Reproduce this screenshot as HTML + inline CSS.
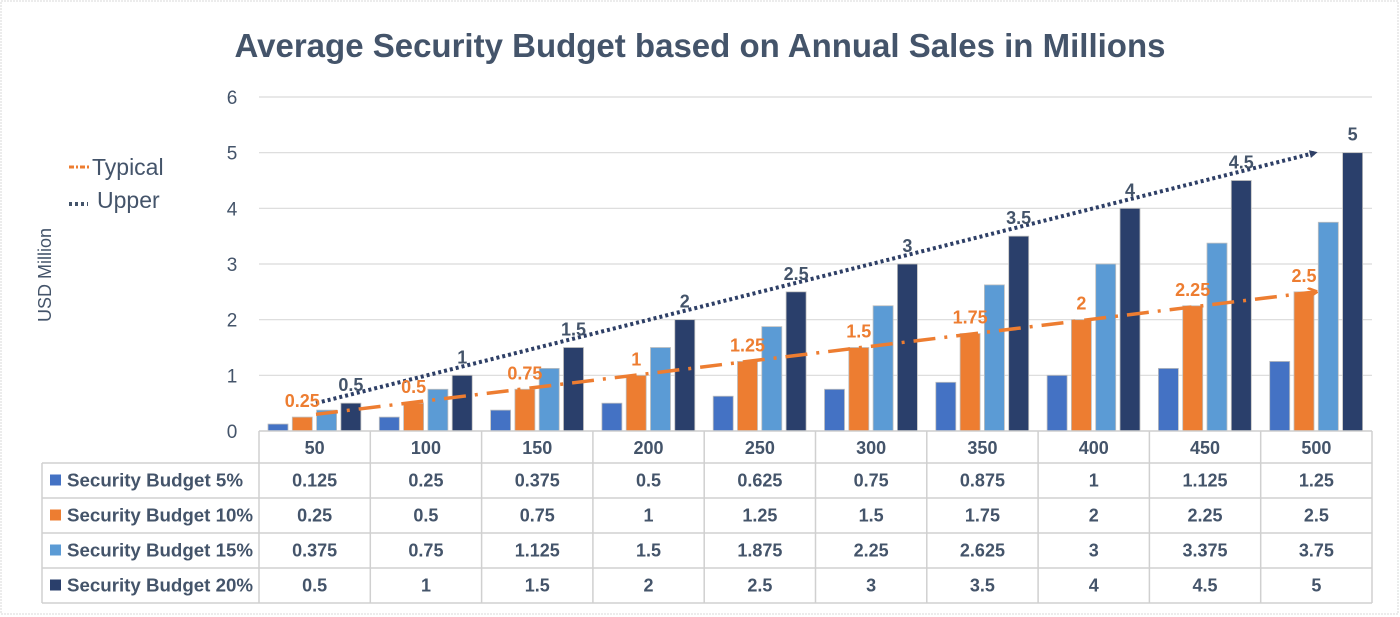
...
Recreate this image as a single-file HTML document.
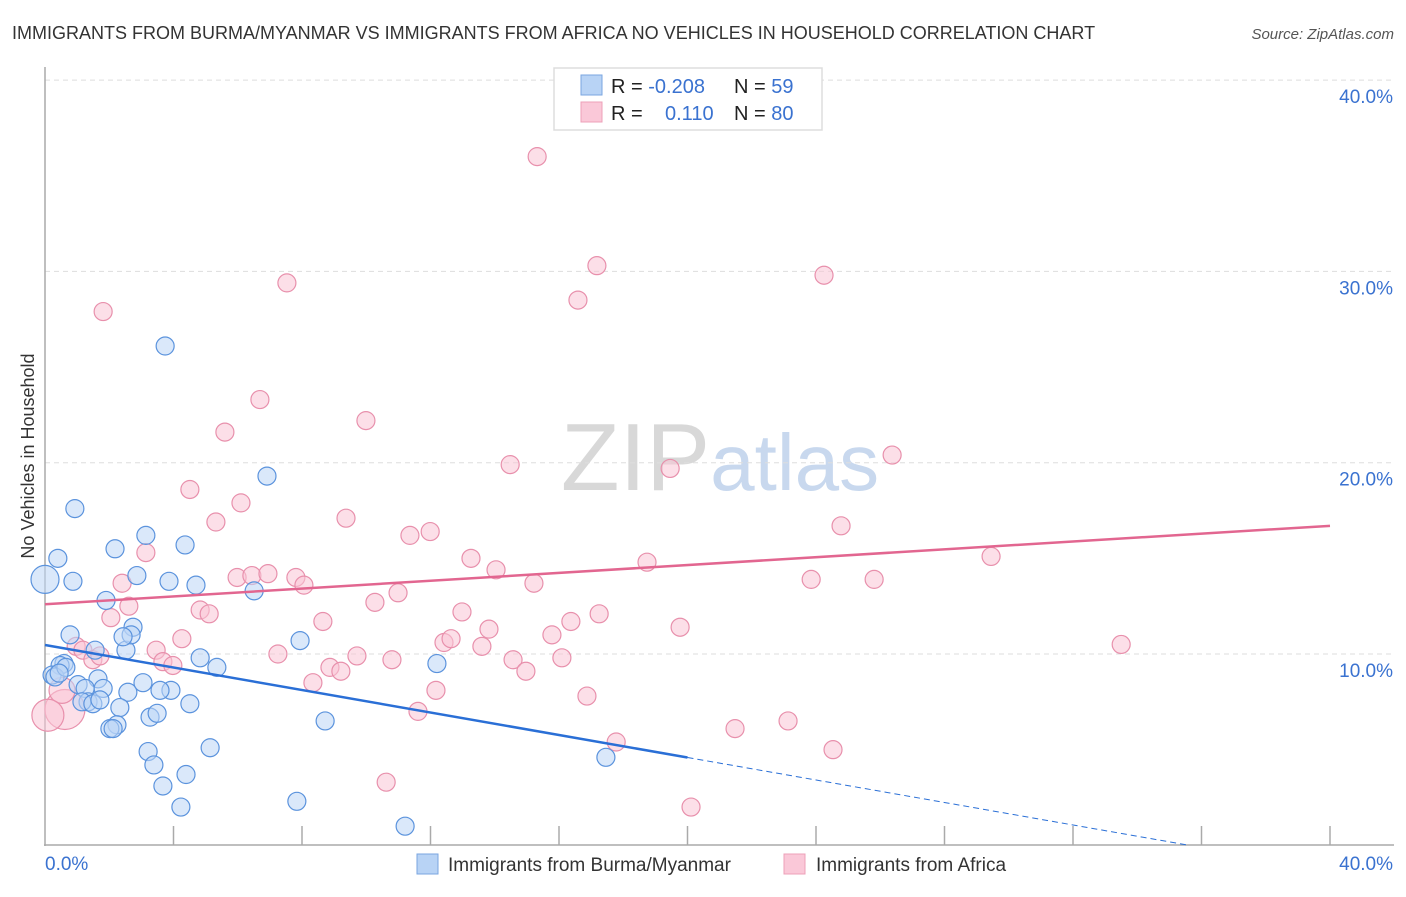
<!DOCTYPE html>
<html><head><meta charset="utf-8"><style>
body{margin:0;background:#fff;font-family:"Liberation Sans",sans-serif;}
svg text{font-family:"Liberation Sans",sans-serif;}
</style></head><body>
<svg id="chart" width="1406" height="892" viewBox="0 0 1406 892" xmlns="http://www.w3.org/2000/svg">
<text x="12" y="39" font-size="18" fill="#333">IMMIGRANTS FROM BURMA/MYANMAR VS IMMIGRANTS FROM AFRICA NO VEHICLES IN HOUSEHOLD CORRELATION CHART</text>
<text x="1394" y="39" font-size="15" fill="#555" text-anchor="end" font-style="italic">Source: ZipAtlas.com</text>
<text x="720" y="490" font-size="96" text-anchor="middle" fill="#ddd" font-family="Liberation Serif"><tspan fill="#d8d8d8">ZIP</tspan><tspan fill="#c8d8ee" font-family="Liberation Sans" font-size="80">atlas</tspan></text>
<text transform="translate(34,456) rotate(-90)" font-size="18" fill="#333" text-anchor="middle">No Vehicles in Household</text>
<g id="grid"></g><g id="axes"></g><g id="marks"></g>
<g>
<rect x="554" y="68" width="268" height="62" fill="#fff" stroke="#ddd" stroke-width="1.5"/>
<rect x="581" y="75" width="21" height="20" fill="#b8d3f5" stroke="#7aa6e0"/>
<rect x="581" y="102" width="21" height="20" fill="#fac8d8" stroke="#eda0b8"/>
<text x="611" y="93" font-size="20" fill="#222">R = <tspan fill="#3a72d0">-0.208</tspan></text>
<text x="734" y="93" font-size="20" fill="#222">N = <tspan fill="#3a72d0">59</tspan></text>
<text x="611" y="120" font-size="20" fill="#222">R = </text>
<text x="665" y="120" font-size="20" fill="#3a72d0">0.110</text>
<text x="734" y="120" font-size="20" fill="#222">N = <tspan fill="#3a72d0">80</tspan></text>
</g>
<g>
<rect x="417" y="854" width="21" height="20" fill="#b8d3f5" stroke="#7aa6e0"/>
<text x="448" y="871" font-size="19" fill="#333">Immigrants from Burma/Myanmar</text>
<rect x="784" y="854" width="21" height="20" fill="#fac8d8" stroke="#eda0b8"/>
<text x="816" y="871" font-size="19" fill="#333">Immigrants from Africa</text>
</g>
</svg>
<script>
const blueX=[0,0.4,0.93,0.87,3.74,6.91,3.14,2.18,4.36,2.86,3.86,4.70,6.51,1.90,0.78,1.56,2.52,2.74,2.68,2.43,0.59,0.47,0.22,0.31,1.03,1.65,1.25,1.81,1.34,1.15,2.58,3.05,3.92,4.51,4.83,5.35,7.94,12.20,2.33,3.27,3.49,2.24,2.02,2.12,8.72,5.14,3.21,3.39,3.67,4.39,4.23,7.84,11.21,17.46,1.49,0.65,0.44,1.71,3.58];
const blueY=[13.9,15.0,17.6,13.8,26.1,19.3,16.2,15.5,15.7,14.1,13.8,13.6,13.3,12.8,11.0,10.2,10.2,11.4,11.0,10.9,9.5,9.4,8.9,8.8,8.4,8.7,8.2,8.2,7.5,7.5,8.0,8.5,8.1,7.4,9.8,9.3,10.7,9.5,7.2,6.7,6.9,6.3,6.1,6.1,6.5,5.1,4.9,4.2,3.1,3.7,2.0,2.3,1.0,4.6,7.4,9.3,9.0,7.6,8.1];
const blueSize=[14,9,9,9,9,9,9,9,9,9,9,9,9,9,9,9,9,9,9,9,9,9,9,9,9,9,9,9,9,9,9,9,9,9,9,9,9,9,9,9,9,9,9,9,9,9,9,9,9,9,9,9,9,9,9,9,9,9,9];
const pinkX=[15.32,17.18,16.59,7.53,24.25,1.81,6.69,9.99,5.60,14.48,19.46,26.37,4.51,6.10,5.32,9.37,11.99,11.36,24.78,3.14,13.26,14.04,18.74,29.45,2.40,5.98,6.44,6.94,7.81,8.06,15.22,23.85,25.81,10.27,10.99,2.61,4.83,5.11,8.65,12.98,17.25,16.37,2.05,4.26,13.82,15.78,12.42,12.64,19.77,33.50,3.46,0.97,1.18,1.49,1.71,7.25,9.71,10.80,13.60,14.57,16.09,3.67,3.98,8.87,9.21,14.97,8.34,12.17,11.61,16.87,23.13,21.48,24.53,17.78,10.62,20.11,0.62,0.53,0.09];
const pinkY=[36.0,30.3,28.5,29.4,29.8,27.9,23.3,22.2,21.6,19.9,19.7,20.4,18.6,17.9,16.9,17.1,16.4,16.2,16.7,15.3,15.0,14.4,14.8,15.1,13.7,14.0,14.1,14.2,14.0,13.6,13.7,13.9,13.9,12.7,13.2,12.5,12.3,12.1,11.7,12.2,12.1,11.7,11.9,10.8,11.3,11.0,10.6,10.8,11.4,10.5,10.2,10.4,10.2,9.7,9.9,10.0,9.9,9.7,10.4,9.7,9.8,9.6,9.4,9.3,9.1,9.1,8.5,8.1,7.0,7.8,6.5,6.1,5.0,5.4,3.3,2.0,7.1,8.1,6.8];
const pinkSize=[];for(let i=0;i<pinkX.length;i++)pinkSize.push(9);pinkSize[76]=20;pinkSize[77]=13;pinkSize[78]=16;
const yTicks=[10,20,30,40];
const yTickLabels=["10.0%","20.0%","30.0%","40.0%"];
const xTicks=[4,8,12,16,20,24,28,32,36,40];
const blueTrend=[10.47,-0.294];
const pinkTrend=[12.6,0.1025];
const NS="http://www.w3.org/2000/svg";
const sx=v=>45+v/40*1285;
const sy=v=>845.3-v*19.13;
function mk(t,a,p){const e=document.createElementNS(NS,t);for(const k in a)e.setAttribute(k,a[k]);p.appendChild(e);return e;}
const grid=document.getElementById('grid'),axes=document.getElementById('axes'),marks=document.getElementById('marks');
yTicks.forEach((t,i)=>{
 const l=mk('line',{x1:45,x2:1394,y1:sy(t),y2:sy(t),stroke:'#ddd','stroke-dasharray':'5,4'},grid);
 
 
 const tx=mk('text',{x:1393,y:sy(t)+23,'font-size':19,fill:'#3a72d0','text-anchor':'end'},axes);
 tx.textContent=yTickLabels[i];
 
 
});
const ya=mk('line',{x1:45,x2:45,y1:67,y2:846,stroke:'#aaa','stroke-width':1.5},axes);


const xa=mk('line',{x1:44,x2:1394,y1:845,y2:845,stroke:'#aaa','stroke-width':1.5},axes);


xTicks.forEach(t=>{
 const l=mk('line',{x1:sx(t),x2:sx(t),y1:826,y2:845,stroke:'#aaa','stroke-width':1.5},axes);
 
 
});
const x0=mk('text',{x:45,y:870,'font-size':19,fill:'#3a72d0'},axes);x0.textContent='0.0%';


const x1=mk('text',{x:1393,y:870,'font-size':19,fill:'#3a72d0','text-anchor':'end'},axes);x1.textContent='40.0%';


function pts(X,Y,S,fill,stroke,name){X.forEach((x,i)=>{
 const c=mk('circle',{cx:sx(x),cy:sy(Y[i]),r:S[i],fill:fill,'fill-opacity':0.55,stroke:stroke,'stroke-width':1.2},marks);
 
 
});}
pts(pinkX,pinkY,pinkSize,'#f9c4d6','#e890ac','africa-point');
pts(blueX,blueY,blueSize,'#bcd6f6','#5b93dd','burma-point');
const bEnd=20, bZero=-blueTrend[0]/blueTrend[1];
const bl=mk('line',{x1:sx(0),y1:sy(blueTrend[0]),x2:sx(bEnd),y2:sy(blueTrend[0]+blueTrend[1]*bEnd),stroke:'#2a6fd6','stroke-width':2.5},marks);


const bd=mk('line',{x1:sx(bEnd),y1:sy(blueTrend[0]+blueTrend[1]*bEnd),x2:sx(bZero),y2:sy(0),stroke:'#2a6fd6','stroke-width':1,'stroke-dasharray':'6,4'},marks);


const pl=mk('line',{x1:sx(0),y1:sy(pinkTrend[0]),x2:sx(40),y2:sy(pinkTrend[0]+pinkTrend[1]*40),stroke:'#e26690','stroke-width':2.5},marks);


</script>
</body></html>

BRIEF:
Return all lines containing "document".

CORRECT OUTPUT:
Recreate this image as a single-file HTML document.
function mk(t,a,p){const e=document.createElementNS(NS,t);for(const k in a)e.setAttribute(k,a[k]);p.appendChild(e);return e;}
const grid=document.getElementById('grid'),axes=document.getElementById('axes'),marks=document.getElementById('marks');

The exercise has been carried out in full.